There is a profound narcissism in the pity-for-Palestinian
movement. When American activist Rachel Corrie was killed by an
Israeli bulldozer in Gaza in 2003, it gave rise to a play called
My Name Is Rachel Corrie. The killing of British peace activist
Tom Hurndall in Gaza in 2004 led to a film called The Shooting of
Thomas Hurndall.
This is clearly all about Us - the good and pure Westerners who
went to find themselves in Palestine - rather than about Them, the
actual Palestinians.
There's now also a ship called the MV Rachel Corrie, which was one
of those attacked by the Israel Defence Forces as it sailed to
Gaza last year. Everyone who's anyone in Europe's liberal set is
desperate to sail in her. MPs, thinkers, Nobel Peace Prize
laureates, novelists . . . all have taken the MV Rachel Corrie to
Gaza, super-keen to promote their whiter-than-white decency by
standing, Kate Winslet-style, on the deck of a ship that is
Against Israel. Because being "for Palestine" today is ultimately
a self-serving way of advertising that you are Good, Decent, an
opponent of the modern-day "Nazism" being practised by the Israeli
state.
For these historically ignorant campaigners, Israelis are the New
Nazis and Gaza is the new Warsaw Ghetto.
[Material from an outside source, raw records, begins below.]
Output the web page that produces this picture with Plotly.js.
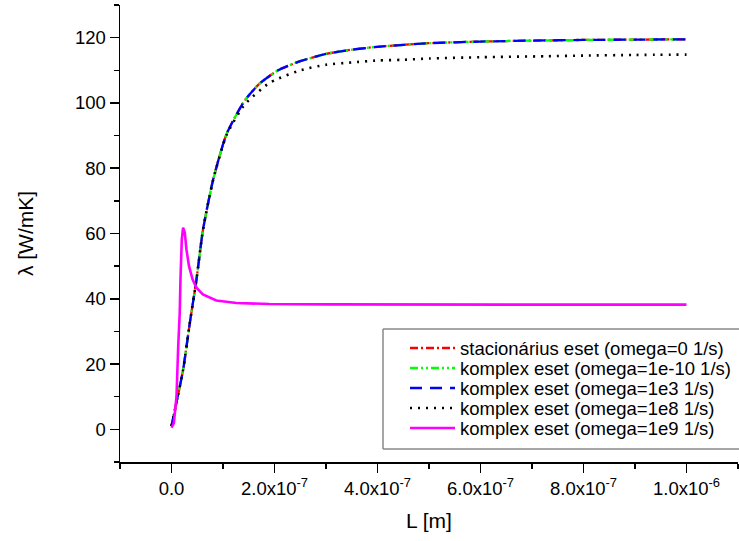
<!DOCTYPE html>
<html>
<head>
<meta charset="utf-8">
<script src="https://cdn.plot.ly/plotly-3.0.1.min.js"></script>
<style>html,body{margin:0;padding:0;background:#fff;}#chart{width:739px;height:541px;}</style>
</head>
<body>
<div id="chart"></div>
<script>
// L values (m) for the main curves
const L_main = [0, 0.1e-7, 0.225e-7, 0.35e-7, 0.485e-7, 0.61e-7, 0.81e-7, 1.07e-7, 1.42e-7, 1.71e-7, 2.07e-7, 2.5e-7, 3e-7, 3.5e-7, 4e-7, 5e-7, 6e-7, 7e-7, 8e-7, 9e-7, 10e-7];
// stacionárius eset (omega=0)
const lam_stat = [1.0, 8.5, 18.2, 32.0, 45.9, 61.0, 76.6, 90.5, 100.7, 105.9, 110.0, 112.8, 115.0, 116.3, 117.2, 118.3, 118.8, 119.1, 119.3, 119.4, 119.5];
// komplex eset (omega=1e-10)
const lam_k1em10 = [1.0, 8.5, 18.2, 32.0, 45.9, 61.0, 76.6, 90.5, 100.7, 105.9, 110.0, 112.8, 115.0, 116.3, 117.2, 118.3, 118.8, 119.1, 119.3, 119.4, 119.5];
// komplex eset (omega=1e3)
const lam_k1e3 = [1.0, 8.5, 18.2, 32.0, 45.9, 61.0, 76.6, 90.5, 100.7, 105.9, 110.0, 112.8, 115.0, 116.3, 117.2, 118.3, 118.8, 119.1, 119.3, 119.4, 119.5];
// komplex eset (omega=1e8)
const L_1e8 = [0, 0.1e-7, 0.225e-7, 0.35e-7, 0.485e-7, 0.61e-7, 0.81e-7, 1.07e-7, 1.42e-7, 1.88e-7, 2.07e-7, 2.5e-7, 3e-7, 3.5e-7, 4e-7, 4.47e-7, 5e-7, 6e-7, 7.28e-7, 8e-7, 9e-7, 10e-7];
const lam_k1e8 = [1.0, 8.5, 18.2, 32.0, 45.9, 61.0, 76.5, 90.2, 99.5, 105.9, 107.4, 110.0, 111.7, 112.4, 113.0, 113.2, 113.6, 114.0, 114.3, 114.5, 114.7, 114.8];
// komplex eset (omega=1e9)
const L_1e9 = [0, 0.045e-7, 0.064e-7, 0.097e-7, 0.13e-7, 0.16e-7, 0.174e-7, 0.2e-7, 0.225e-7, 0.258e-7, 0.29e-7, 0.34e-7, 0.41e-7, 0.485e-7, 0.61e-7, 0.87e-7, 1.26e-7, 1.9e-7, 3e-7, 5e-7, 7e-7, 10e-7];
const lam_k1e9 = [0.5, 1.9, 4.9, 10.0, 25.4, 35.7, 45.9, 58.2, 61.8, 60.3, 55.1, 50.0, 45.9, 43.4, 41.3, 39.5, 38.7, 38.4, 38.3, 38.2, 38.2, 38.2];

const xTickVals = [0, 2e-7, 4e-7, 6e-7, 8e-7, 1e-6];
const xTickText = ["0.0", "2.0x10<sup>-7</sup>", "4.0x10<sup>-7</sup>", "6.0x10<sup>-7</sup>", "8.0x10<sup>-7</sup>", "1.0x10<sup>-6</sup>"];

const names = [
  "stacionárius eset (omega=0 1/s)",
  "komplex eset (omega=1e-10 1/s)",
  "komplex eset (omega=1e3 1/s)",
  "komplex eset (omega=1e8 1/s)",
  "komplex eset (omega=1e9 1/s)"
];

const styles = [
  {color: '#FF0000', width: 2.3, dash: '8px,3px,2px,3px'},
  {color: '#00FF00', width: 2.3, dash: '8px,3px,2px,3px,2px,3px'},
  {color: '#0000FF', width: 2.3, dash: '12px,8px'},
  {color: '#000000', width: 2.6, dash: '2px,6px'},
  {color: '#FF00FF', width: 2.6, dash: 'solid'}
];

const series = [
  {x: L_main, y: lam_stat, shape: 'spline'},
  {x: L_main, y: lam_k1em10, shape: 'spline'},
  {x: L_main, y: lam_k1e3, shape: 'spline'},
  {x: L_1e8, y: lam_k1e8, shape: 'spline'},
  {x: L_1e9, y: lam_k1e9, shape: 'linear'}
];

const traces = series.map((s, i) => ({
  x: s.x, y: s.y, name: names[i], mode: 'lines', showlegend: false,
  line: Object.assign({}, styles[i], {shape: s.shape, smoothing: 0.6})
}));

// legend drawn with shapes and annotations (pixel -> paper helpers)
const M = {l: 120, r: 1, t: 5, b: 79}, W = 739, H = 541;
const PW = W - M.l - M.r, PH = H - M.t - M.b;
const px = v => (v - M.l) / PW;
const py = v => (H - M.b - v) / PH;

const boxLine = {color: '#888', width: 1.5};
const shapes = [
  {type: 'rect', xref: 'paper', yref: 'paper', x0: px(383), x1: px(745), y0: py(449), y1: py(329),
   line: {width: 0}, fillcolor: '#fff', layer: 'above'},
  {type: 'line', xref: 'paper', yref: 'paper', x0: px(383), x1: px(745), y0: py(329), y1: py(329), line: boxLine, layer: 'above'},
  {type: 'line', xref: 'paper', yref: 'paper', x0: px(383), x1: px(745), y0: py(449), y1: py(449), line: boxLine, layer: 'above'},
  {type: 'line', xref: 'paper', yref: 'paper', x0: px(383), x1: px(383), y0: py(449), y1: py(329), line: boxLine, layer: 'above'}
];
const annotations = [];
const rowY = [348, 368, 388, 408, 428];
names.forEach((n, i) => {
  shapes.push({
    type: 'line', xref: 'paper', yref: 'paper',
    x0: px(410), x1: px(455), y0: py(rowY[i]), y1: py(rowY[i]),
    line: {color: styles[i].color, width: styles[i].width, dash: styles[i].dash}, layer: 'above'
  });
  annotations.push({
    xref: 'paper', yref: 'paper', x: px(458), y: py(rowY[i]),
    xanchor: 'left', yanchor: 'middle', showarrow: false, text: n,
    font: {family: 'Liberation Sans, Arial, sans-serif', size: 18.5, color: '#000'}
  });
});

const font = 'Liberation Sans, Arial, sans-serif';
const layout = {
  width: W, height: H,
  margin: M,
  paper_bgcolor: '#fff', plot_bgcolor: '#fff',
  font: {family: font, color: '#000', size: 18.5},
  showlegend: false,
  shapes: shapes,
  annotations: annotations,
  xaxis: {
    range: [-1e-7, 1.1e-6],
    tickmode: 'array', tickvals: xTickVals, ticktext: xTickText,
    ticks: 'outside', ticklen: 9, tickwidth: 1.5, tickcolor: '#000',
    showline: true, linecolor: '#000', linewidth: 1.5, mirror: false,
    showgrid: false, zeroline: false,
    tickfont: {family: font, size: 18.5, color: '#000'},
    minor: {tickmode: 'linear', tick0: 0, dtick: 1e-7, ticks: 'outside', ticklen: 5, tickwidth: 1.5, tickcolor: '#000', showgrid: false},
    title: {text: 'L [m]', font: {family: font, size: 21, color: '#000'}, standoff: 15}
  },
  yaxis: {
    range: [-10, 130],
    tickmode: 'linear', tick0: 0, dtick: 20,
    ticks: 'outside', ticklen: 9, tickwidth: 1.5, tickcolor: '#000',
    showline: true, linecolor: '#000', linewidth: 1.5, mirror: false,
    showgrid: false, zeroline: false,
    tickfont: {family: font, size: 18.5, color: '#000'},
    minor: {tickmode: 'linear', tick0: 0, dtick: 10, ticks: 'outside', ticklen: 5, tickwidth: 1.5, tickcolor: '#000', showgrid: false},
    title: {text: 'λ [W/mK]', font: {family: font, size: 21, color: '#000'}, standoff: 35}
  }
};

Plotly.newPlot('chart', traces, layout, {displayModeBar: false, staticPlot: true});
</script>
</body>
</html>
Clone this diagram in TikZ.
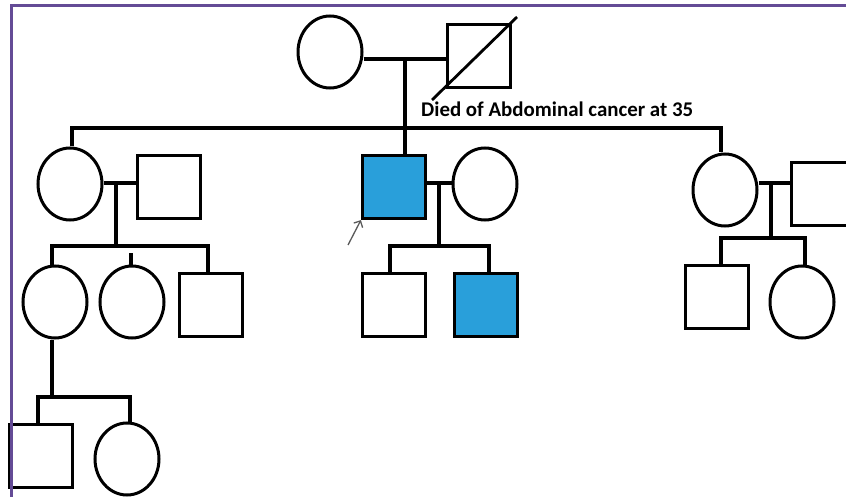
\documentclass[tikz,border=0pt]{standalone}
\usepackage{fontspec}
\newfontfamily\labfont[BoldFont={Carlito Bold}]{Carlito}
\usetikzlibrary{shapes.geometric,arrows.meta}
\definecolor{affblue}{RGB}{41,159,218}
\definecolor{frameclr}{RGB}{100,75,150}
\tikzset{
  fem/.style={ellipse,draw,line width=3pt,minimum width=64pt,minimum height=72pt,inner sep=0pt},
  mal/.style={rectangle,draw,line width=3.2pt,minimum width=63pt,minimum height=63pt,inner sep=0pt},
  aff/.style={mal,fill=affblue},
  conn/.style={draw=black,line width=3.8pt},
}
\begin{document}
\begin{tikzpicture}[x=1pt,y=-1pt]
\useasboundingbox (0,0) rectangle (846,497);
\begin{scope}
\clip (0,0) rectangle (846,497);
% Generation I
\node[fem] (gIf) at (330,52) {};
\node[mal] (gIm) at (479,56) {};
\coordinate (dA) at (432,100);
\coordinate (dB) at (517,17);
\draw[line width=2.8pt] (dA) -- (dB);
\node[anchor=base west,inner sep=0pt,font=\labfont\bfseries\fontsize{20.9}{22}\selectfont] (lab) at (421,117) {Died of Abdominal cancer at 35};
\coordinate (m1) at (405,59);
\coordinate (sib1) at (405,128);
\path[conn] (gIf.east |- m1) -- (gIm.west |- m1);
\path[conn] (m1) -- (sib1);
% Generation II
\node[fem] (IIa) at (70,184) {};
\node[mal] (IIb) at (169,187) {};
\node[aff] (IIc) at (394,187) {};
\node[fem] (IId) at (485,184) {};
\node[fem] (IIe) at (725,190) {};
\node[mal] (IIf) at (823,194) {};
\coordinate (t1) at (72,128);
\coordinate (t2) at (721,128);
\path[conn] (IIa.north -| t1) -- (t1) -- (t2) -- (IIe.north -| t2);
\path[conn] (sib1) -- (IIc.north -| sib1);
% Family left
\coordinate (m2) at (116,183);
\coordinate (sib2) at (116,246);
\path[conn] (IIa.east |- m2) -- (IIb.west |- m2);
\path[conn] (m2) -- (sib2);
\node[fem] (IIIa) at (55,302) {};
\node[fem] (IIIb) at (132,302) {};
\node[mal] (IIIc) at (211,305) {};
\coordinate (t3) at (52,246);
\coordinate (t4) at (208,246);
\coordinate (t5) at (131,253);
\path[conn] (IIIa.north -| t3) -- (t3) -- (t4) -- (IIIc.north -| t4);
\path[conn] (IIIb.north -| t5) -- (t5);
% Family middle
\coordinate (m3) at (439,183);
\coordinate (sib3) at (439,246);
\path[conn] (IIc.east |- m3) -- (IId.west |- m3);
\path[conn] (m3) -- (sib3);
\node[mal] (IIIe) at (394,305) {};
\node[aff] (IIIf) at (486,305) {};
\coordinate (t6) at (390,246);
\coordinate (t7) at (489,246);
\path[conn] (IIIe.north -| t6) -- (t6) -- (t7) -- (IIIf.north -| t7);
\coordinate (arT) at (348,245);
\draw[-{Straight Barb[length=5pt]},line width=1.3pt,gray!70!black] (arT) -- (IIc.south west);
% Family right
\coordinate (m4) at (771,183);
\coordinate (sib4) at (771,238);
\path[conn] (IIe.east |- m4) -- (IIf.west |- m4);
\path[conn] (m4) -- (sib4);
\node[mal] (IIIg) at (717,297) {};
\node[fem] (IIIh) at (802,302) {};
\coordinate (t8) at (721,238);
\coordinate (t9) at (805,238);
\path[conn] (IIIg.north -| t8) -- (t8) -- (t9) -- (IIIh.north -| t9);
% Generation IV
\coordinate (sib5) at (52,397);
\coordinate (t10) at (38,397);
\coordinate (t11) at (130,397);
\path[conn] (IIIa.south -| sib5) -- (sib5);
\node[mal] (IVa) at (41,456) {};
\node[fem] (IVb) at (127,459) {};
\path[conn] (IVa.north -| t10) -- (t10) -- (t11) -- (IVb.north -| t11);
% frame
\draw[frameclr,line width=3pt] (11.5,497) -- (11.5,5.5) -- (846,5.5);
\end{scope}
\end{tikzpicture}
\end{document}
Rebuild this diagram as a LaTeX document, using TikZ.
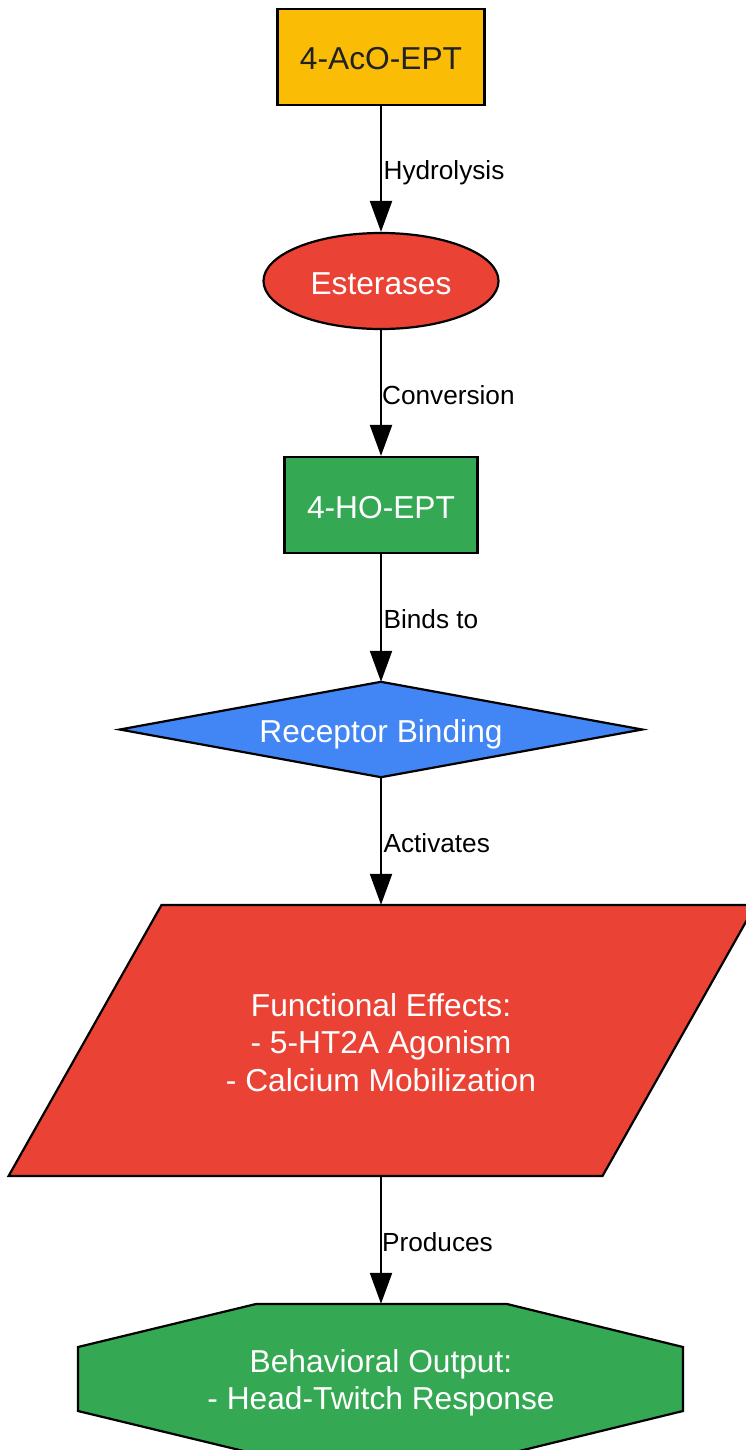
\documentclass[tikz,border=0pt]{standalone}
\usepackage{fontspec}
\setmainfont{Liberation Sans}
\usetikzlibrary{shapes.geometric,arrows.meta}
\pgfdeclarelayer{background}
\pgfsetlayers{background,main}
\definecolor{gyellow}{HTML}{FBBC05}
\definecolor{gred}{HTML}{EA4335}
\definecolor{ggreen}{HTML}{34A853}
\definecolor{gblue}{HTML}{4285F4}
\definecolor{darktext}{HTML}{202124}
\tikzset{
  nodetext/.style={font=\fontsize{31.7}{37.5}\selectfont, align=center, inner sep=0pt},
  oneline/.style={text height=26pt, text depth=0pt},
  shapeline/.style={draw=black, line width=2.2pt},
  lbl/.style={font=\fontsize{26.2}{30}\selectfont, anchor=west, inner sep=0pt, xshift=1.5pt, text height=27pt, text depth=5pt, fill=none},
  conn/.style={line width=2.2pt, -{Triangle[length=31pt,width=22pt]}, shorten >=0pt}
}
\begin{document}
\begin{tikzpicture}[x=1pt,y=-1pt]
\useasboundingbox (0,0) rectangle (745,1450);
\clip (0,0) rectangle (745,1450);

\node[nodetext, oneline, shapeline, rectangle, fill=gyellow, text=darktext, minimum width=207pt, minimum height=96pt] (aco) at (381,57) {4-AcO-EPT};
\node[nodetext, oneline, shapeline, ellipse, fill=gred, text=white, minimum width=235pt, minimum height=96pt] (est) at (381,281) {Esterases};
\node[nodetext, oneline, shapeline, rectangle, fill=ggreen, text=white, minimum width=193pt, minimum height=96pt] (ho) at (381,505) {4-HO-EPT};
\node[nodetext, oneline, text=white, minimum width=522pt, minimum height=95pt] (rb) at (381,729.5) {Receptor Binding};
\node[nodetext, text=white, minimum width=440pt, minimum height=271pt] (fe) at (381,1040.5) {\rule{0pt}{27pt}Functional Effects:\\- 5-HT2A Agonism\\- Calcium Mobilization};
\node[nodetext, text=white, minimum width=400pt, minimum height=150pt] (bo) at (381,1379) {\rule{0pt}{31pt}Behavioral Output:\\- Head-Twitch Response};

\begin{pgfonlayer}{background}
\fill[white] (0,0) rectangle (745,1450);
\filldraw[shapeline, fill=gblue] (rb.west) -- (rb.north) -- (rb.east) -- (rb.south) -- cycle;
\filldraw[shapeline, fill=gred] (161.5,905) -- (755.4,905) -- (602.5,1176) -- (8.6,1176) -- cycle;
\filldraw[shapeline, fill=ggreen] (256,1304) -- (507,1304) -- (683,1347) -- (683,1411) -- (507,1454) -- (256,1454) -- (78,1411) -- (78,1347) -- cycle;
\end{pgfonlayer}

\draw[conn] (aco.south) -- node[lbl] {Hydrolysis} (est.north);
\draw[conn] (est.south) -- node[lbl, xshift=-1.5pt] {Conversion} (ho.north);
\draw[conn] (ho.south) -- node[lbl] {Binds to} (rb.north);
\draw[conn] (rb.south) -- node[lbl] {Activates} (fe.north);
\draw[conn] (fe.south) -- node[lbl, xshift=-1.5pt] {Produces} (bo.north);
\end{tikzpicture}
\end{document}
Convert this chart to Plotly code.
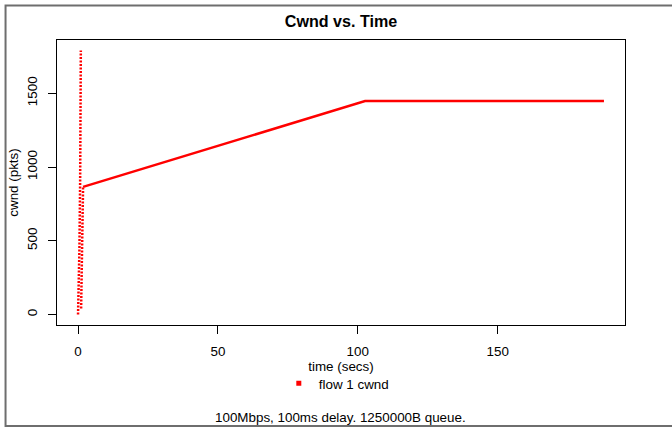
import plotly.graph_objects as go

# ---- data ----
ss1_time = [0.0, 0.25, 0.5, 0.75, 0.9, 1.0]
ss1_cwnd = [0, 150, 450, 900, 1400, 1790]

ss2_time = [1.1, 1.25, 1.4, 1.6, 1.8]
ss2_cwnd = [40, 250, 500, 720, 865]

ca_time = [1.8, 102.6, 188.0]
ca_cwnd = [865, 1448, 1448]

x_ticks = [0, 50, 100, 150]
y_ticks = [0, 500, 1000, 1500]

title_text = "Cwnd vs. Time"
x_title = "time (secs)"
y_title = "cwnd (pkts)"
legend_name = "flow 1 cwnd"
subtitle = "100Mbps, 100ms delay. 1250000B queue."

# ---- figure ----
FONT = "Liberation Sans, Arial, Helvetica, sans-serif"
FS = 13.4
W, H = 672, 427
L, R, T, B = 57, 46.5, 40, 102.3
PW, PH = W - L - R, H - T - B

all_x = ss1_time + ss2_time + ca_time
all_y = ss1_cwnd + ss2_cwnd + ca_cwnd
xmin, xmax = min(all_x), max(all_x)
ymin, ymax = min(all_y), max(all_y)
xe, ye = 0.04 * (xmax - xmin), 0.04 * (ymax - ymin)

fig = go.Figure()
fig.add_trace(go.Scatter(x=ss1_time, y=ss1_cwnd, mode="lines",
                         line=dict(color="red", width=2.5, dash="2px,1.5px"),
                         showlegend=False, hoverinfo="skip"))
fig.add_trace(go.Scatter(x=ss2_time, y=ss2_cwnd, mode="lines",
                         line=dict(color="red", width=2.5, dash="2px,1.5px"),
                         showlegend=False, hoverinfo="skip"))
fig.add_trace(go.Scatter(x=ca_time, y=ca_cwnd, mode="lines",
                         line=dict(color="red", width=2.5),
                         showlegend=False))
fig.add_trace(go.Scatter(x=[None], y=[None], mode="markers", name=legend_name,
                         marker=dict(symbol="square", size=5, color="red")))

def px2paper_x(px):
    return (px - L) / PW

def px2paper_y(py):
    return (H - B - py) / PH

fig.update_layout(
    width=W, height=H,
    margin=dict(l=L, r=R, t=T, b=B, pad=0),
    paper_bgcolor="white", plot_bgcolor="white",
    font=dict(family=FONT, size=FS, color="black"),
    title=dict(text="<b>" + title_text + "</b>", x=0.5, xref="paper", xanchor="center",
               y=1 - 21.5 / H, yanchor="middle",
               font=dict(family=FONT, size=16.1, color="black")),
    xaxis=dict(range=[xmin - xe, xmax + xe], tickvals=x_ticks,
               ticks="outside", ticklen=8, tickcolor="black", tickwidth=1,
               showline=True, linecolor="black", linewidth=1, mirror=True,
               showgrid=False, zeroline=False, ticklabelstandoff=6,
               tickfont=dict(size=FS),
               title=dict(text=x_title, standoff=3, font=dict(size=FS))),
    yaxis=dict(range=[ymin - ye, ymax + ye], tickvals=y_ticks, tickangle=-90,
               ticks="outside", ticklen=8, tickcolor="black", tickwidth=1,
               showline=True, linecolor="black", linewidth=1, mirror=True,
               showgrid=False, zeroline=False, ticklabelstandoff=6,
               tickfont=dict(size=FS),
               title=dict(text=y_title, standoff=2, font=dict(size=FS))),
    legend=dict(orientation="h", x=px2paper_x(279), xanchor="left",
                y=px2paper_y(383.3), yanchor="middle",
                bgcolor="rgba(0,0,0,0)", font=dict(size=FS)),
    annotations=[dict(text=subtitle, xref="paper", yref="paper",
                      x=px2paper_x(341), y=px2paper_y(417), xanchor="center",
                      yanchor="middle", showarrow=False, font=dict(size=FS))],
    shapes=[dict(type="rect", xref="paper", yref="paper",
                 x0=px2paper_x(5.5), x1=px2paper_x(690),
                 y0=px2paper_y(425.5), y1=px2paper_y(5.5),
                 line=dict(color="#6e6e6e", width=2), layer="below")],
)

fig.write_html("out.html",
               config={"displayModeBar": False},
               post_script="document.body.style.margin='0';document.body.style.overflow='hidden';")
As the title of a recent
talk in London put it: "A New Hitler for a New Age? The Rise of
Israeli Terror."
Palestinian pitiers have no time to think about the inconvenient
fact that Hamas is an intolerant political entity that has no time
for gay rights or women's equality. Instead, everything gets
reduced to a Narnia-style story of wicked witches v happy fauns,
because this is ultimately about providing vacuous-feeling
Westerners with some much-needed momentum in their lives, not
about untangling a messy political reality.
It's very revealing that Palestine has become less important for
Arabs and of the utmost symbolic importance for Western radicals
at exactly the same time. With the Palestinian people somewhat
deflated, the Palestine issue can become perfect political fodder
for the victim-oriented, fancy-dress radicals of the modern West.